Their research explores why people choose to change the voice on their digital assistants such as SIRI, Alexa, and Google, but adds a new twist: using photographs of people of diverse backgrounds and cultures as embodied voice interfaces (EVIs). Voice switching behavior was coined by Dr. Bilal and this research is the first on this topic.
“Voice switching was an idea I had from my master’s program. I started working with Dr. Bilal the summer before I started the PhD program and we were able to fine-tune our research and add an embodiment to make the voice more tangible to users. Dr. Bilal had the idea of having the photos of diverse people, and that idea came from another [SIS] professor’s paper, Dr. Jiangen He, who did something similar,” Barfield said. However, in this research, we used the photos to embody the voice interface, exploring user preferences and decisions to switch or not switch the voice interface.
While there is a lot of research on voice digital assistants’ (VDAs), there isn’t any focusing on user switching behavior in voice of digital assistants, Bilal said. All digital assistants provide a variety of voices in different genders, languages, and accents, but not age, race, ethnicity, or cultural backgrounds so Bilal and Barfield investigated the behaviors of people surrounding voice switching.
They conducted a pilot study that resulted in the aforementioned paper, which was published in and also presented at the HCI International conference in July. The participants used in the study published in ASIS&T proceedings were recruited from Amazon mTurk and had diverse backgrounds., Their results showed that adding an image to a voice did, indeed, affect users’ preferences in selecting the embodied voice interfaces and decisions in switching the voices on digital assistants.
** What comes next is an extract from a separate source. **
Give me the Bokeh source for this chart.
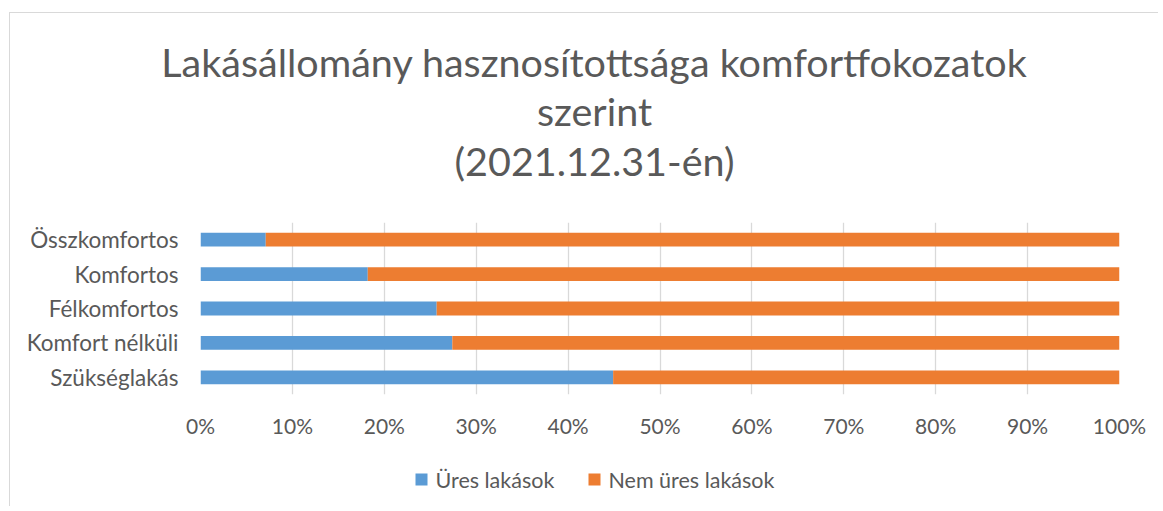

“We coined a new term, interface mirroring, which means that today people want digital assistants that match their age, gender, and, desire people with certain looks as well,” Bilal said.
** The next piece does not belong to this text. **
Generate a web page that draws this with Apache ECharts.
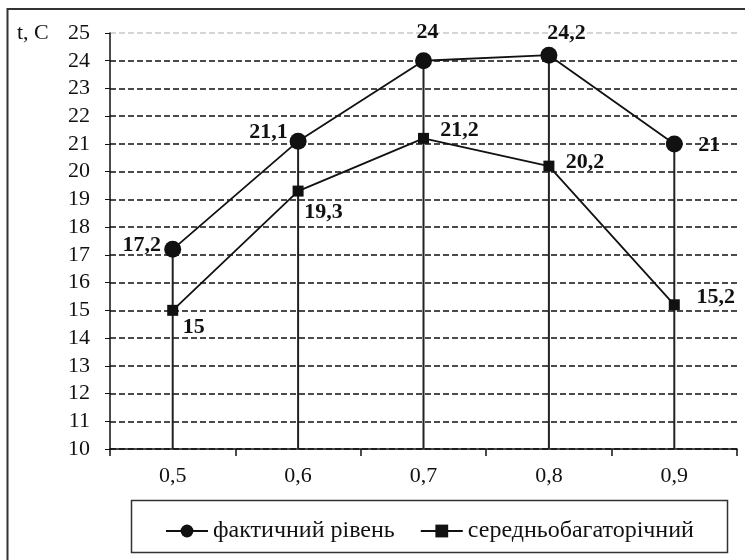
<!DOCTYPE html>
<html><head><meta charset="utf-8">
<script src="https://cdn.jsdelivr.net/npm/echarts@6/dist/echarts.min.js"></script>
<style>html,body{margin:0;padding:0;background:#fff}#c{width:745px;height:560px}</style>
</head><body><div id="c"></div>
<script>
const categories = ['0,5', '0,6', '0,7', '0,8', '0,9'];
const actualName = 'фактичний рівень';
const normName = 'середньобагаторічний';
const actual = [17.2, 21.1, 24, 24.2, 21];
const norm = [15, 19.3, 21.2, 20.2, 15.2];
const yMin = 10, yMax = 25, yStep = 1;
const yTitle = 't, C';

// label placement offsets (style only)
const actualLabelOffsets = [[-31, -4], [-29.5, -9], [4, -28], [17.5, -22], [35, 1]];
const normLabelOffsets = [[21, 17], [25.5, 21], [36, -8], [36, -4], [41.5, -7]];

const FONT = '"Liberation Serif", "Times New Roman", serif';
const fmt = v => String(v).replace('.', ',');

const nLines = (yMax - yMin) / yStep + 1;
const gridColors = [];
for (let i = 0; i < nLines; i++) gridColors.push(i === nLines - 1 ? '#c8c8c8' : '#111');

const labelStyle = { fontFamily: FONT, fontSize: 22, fontWeight: 'bold', color: '#111' };

const chart = echarts.init(document.getElementById('c'), null, { renderer: 'canvas' });
chart.setOption({
  backgroundColor: '#fff',
  animation: false,
  grid: { left: 110, top: 33, right: 8, bottom: 111, containLabel: false },
  xAxis: {
    type: 'category', data: categories, boundaryGap: true,
    axisLine: { lineStyle: { color: '#111', width: 1.5 } },
    axisTick: { show: true, length: 7, lineStyle: { color: '#111', width: 1.5 } },
    axisLabel: { fontFamily: FONT, fontSize: 22, color: '#111', margin: 16 },
    splitLine: { show: false }
  },
  yAxis: {
    type: 'value', min: yMin, max: yMax, interval: yStep,
    axisLine: { show: true, lineStyle: { color: '#111', width: 1.5 } },
    axisTick: { show: true, length: 5, lineStyle: { color: '#111', width: 1 } },
    axisLabel: { fontFamily: FONT, fontSize: 22, color: '#111', margin: 20 },
    splitLine: { show: true, lineStyle: { color: gridColors, width: 1.5, type: [6, 3] } }
  },
  legend: {
    left: 160, top: 514, itemWidth: 42, itemHeight: 16, itemGap: 25,
    data: [actualName, normName],
    textStyle: { fontFamily: FONT, fontSize: 24, color: '#111' }
  },
  graphic: [
    { type: 'rect', shape: { x: 7.5, y: 9, width: 800, height: 600 }, style: { fill: 'none', stroke: '#333', lineWidth: 2 }, z: -1 },
    { type: 'rect', shape: { x: 131.5, y: 500.5, width: 596, height: 52 }, style: { fill: 'none', stroke: '#333', lineWidth: 1.5 } },
    { type: 'text', left: 17, top: 22, style: { text: yTitle, font: '22px ' + FONT, fill: '#111' } }
  ],
  series: [
    {
      type: 'bar', name: 'drop', data: actual, barWidth: 2, silent: true,
      itemStyle: { color: '#222' }, z: 1, legendHoverLink: false
    },
    {
      type: 'line', name: actualName, data: actual.map((v, i) => ({
        value: v, label: { offset: actualLabelOffsets[i] }
      })),
      symbol: 'circle', symbolSize: 17,
      lineStyle: { color: '#111', width: 1.8 }, itemStyle: { color: '#111' },
      label: Object.assign({ show: true, position: 'inside', formatter: p => fmt(p.value) }, labelStyle),
      z: 3
    },
    {
      type: 'line', name: normName, data: norm.map((v, i) => ({
        value: v, label: { offset: normLabelOffsets[i] }
      })),
      symbol: 'rect', symbolSize: 11,
      lineStyle: { color: '#111', width: 1.8 }, itemStyle: { color: '#111' },
      label: Object.assign({ show: true, position: 'inside', formatter: p => fmt(p.value) }, labelStyle),
      z: 3
    }
  ]
});
</script></body></html>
As AI becomes more and more a part of daily life for much of the world, there is a need to ensure that it is created in such a way that it reflects the users’ needs and wants; and, that diversity, equity, and inclusion are considered by designers when creating personalities for these VDAs and other AIs. Because the evolution of AI devices will continue, it is likely that images will be added to VDAs and other AI systems in the future as a way to humanize and personalize the technology. Once you humanize a system, then the actual humans using it need to also be considered.
“We live in a world that is global and very diverse, and people have different needs and preferences. AI is known for having an algorithmic bias in its data.. In order to provide equality and inclusivity in the design, we need to make human-centered voice digital assistants that are more inclusive and universal to ensure the design is fair and equal,” Bilal said.
Bilal and Barfield said the research received high ratings from ASIS&T reviewers and they’re now continuing that research into the next phase. This phase will observe specifically how users’ behaviors in voice switching are affected by their own racial and ethnic backgrounds as well as the racial and ethnic makeup of the people featured in the photos matched with the voices.
“There are new articles every day about technology that’s coming out and trying to see what we can do to make these technologies more diverse and easy to access, it’s an exciting time,” Barfield said.